There are ‘white’ racists who seek to claim Zimmerman in their discursive battle against encroachment by the non-white; there are Latinos, also racists, who want to join in; and Latinos and mixed-race persons who want to broaden the conversation so that it actually makes sense to their lives and experience, and whites who wonder how they are to view race, when it is so easily one thing one day, and another the next.
There are African Americans who believe that all people but African Americans receive some level of privilege in society, and some who don’t feel they are obligated to create a taxonomy of race whenever yet another black man or teen is murdered by a racist vigilante or police. Then there are those who find the nature of race identification in America so confusing that they always elect to put off such questions until a mythical some day when everything will be hashed out.
But a reality far more pertinent than Zimmerman’s race is Zimmerman’s identification with, and interpretation of, his race. It seems clear that Zimmerman considers himself ‘white’, of course [as these anti-Latino MySpace comments indicate]. But it’s even clearer that he also subscribed to a definition of race, class and privilege firmly rooted in white supremacist ideas.
The latter is the most virulent source of racism, more powerful than skin tone, or the ethnic identification one is assigned and then chooses when becoming cognizant of such things. More importantly, identification provides a much clearer way to sort through the muddle of often competing and negating claims in the public sphere of race discourse. This is especially true in the age of Barack Obama, an African American president who continues to support both the traditional de facto race-based prison system, and its newer feature, the de jure ethnic gulag of Guantanamo and other ironically named “black” sites.
Zimmerman thought of himself as a white person, he acted like he thought a white person should, and he chose to view the world through a white supremacist filter—most likely because he thought that’s what white people do. It seems even likely, considering the age-old conundrum for those of ‘mixed-race’, that he needed to prove he was even whiter than other white people to make up for his perceived short-comings, no doubt brought on by racist attacks on him and Latinos in general throughout his life and in media.
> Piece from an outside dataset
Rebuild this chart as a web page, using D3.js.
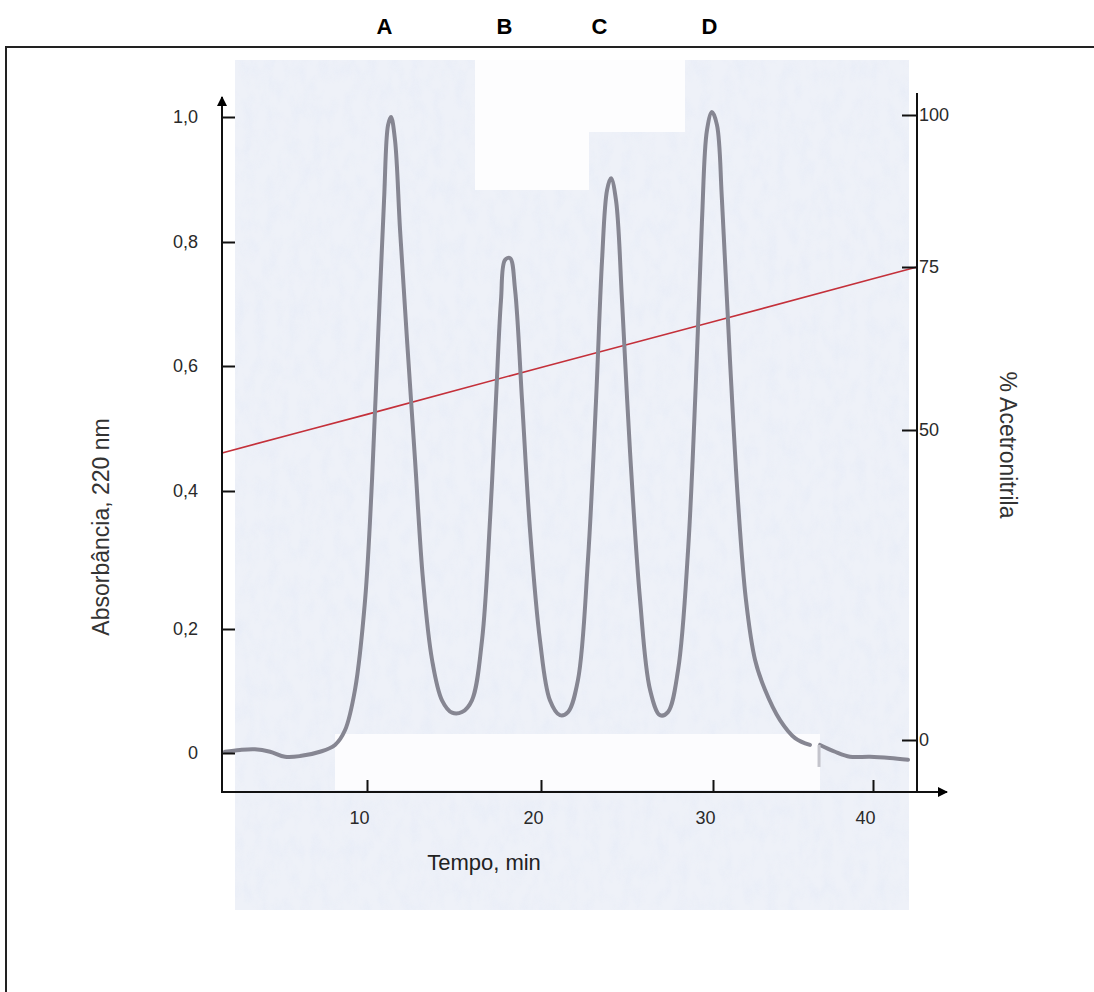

But it needs to be noted that a Zimmerman in a Latino context, hanging out with other Latinos in certain areas and situations, would be profiled by authorities as a non-white person, subject to the same kind of profiling which he used on Trayvon Martin. It’s even possible to imagine a morbidly humorous situation with an incredulous border area policeman assuming that Zimmerman’s documents are false, because he does not look like a “Zimmerman” should.
Does Zimmerman look white? Even asking this question is to buy into ideas of whiteness that have been constructed through centuries of political manipulation by the American power structure, which has at times needed certain people to be non-white, and has just as easily made them the pinnacle of whiteness short decades later, as in the case of the Irish, Polish and German immigrants.
This, I think, becomes a crucial idea in the coming years as previously “non-white” people are poised to assume not only a demographic, but possibly political dominance, and as the global south chooses how it will escape the shadow of US and western control. I think one need only look at the ease with which Obama has convinced a nation of formerly ambivalent and/or mildly anti-war people of all races to love drones and root for the murder of Islamic and non-white identities to appreciate the potential of this shift.
Given Obama’s shocking statements after the verdict combined with these facts, it can be said that Obama is the most powerful white supremacist in the country. This is true, despite the fact that he was being completely honest and accurate when he claimed that Trayvon Martin could have been his own son.
My own experience has taught me a valuable, if worrying lesson. People of all races can identify with white supremacy because white supremacy is so ingrained in the fabric of our society that it often takes years of introspection and dialogue for even the most subjugated people to rid themselves of it.
When I was publicly accused of being a “suspected terrorist” last year, most of my accusers were white. But several non-white people came to support the accusation as well. Remarkably, all of them accepted “evidence” from federal government enforcement agencies like the FBI and the now-dizzying gaggle of espionage agencies the US employs in the global south. They accepted the federal government’s definition of terrorism; they accepted profiling based solely on race/ethnic identities; they supported indefinite detention based on that profiling; they accepted stereotypes of Latinos as “drug dealers”; they propagated a government document that was little more than a propaganda device to increase support for oppression of people of color throughout the US and abroad.
They did all this for the whitest rationale of all—safety against a threatening and politically manufactured “other”. This rationale is at the heart of a justice system and humanitarian imperialist global system; it was the rationale and overbearing compulsion for Zimmerman and Miguel Masso; it informed the decision of the six jurors who freed Zimmerman; it is the beating heart of Stand your Ground; it is why re-entering undocumented people of color are the fastest growing population in federal prisons; and it forms the rubric for the inhuman and race-based solitary confinement being protested by California prisoners by hunger strike this week.
The real question beyond whether Zimmerman was white or not according to the current definition of race, is if it matters. Any non-white person can be a victim of white supremacy, and African Americans are the most consistently and historically victimized. But whether any of us are racists is something we must increasingly interrogate ourselves about, no matter what our skin color, names, or other cultural signifiers might tell us.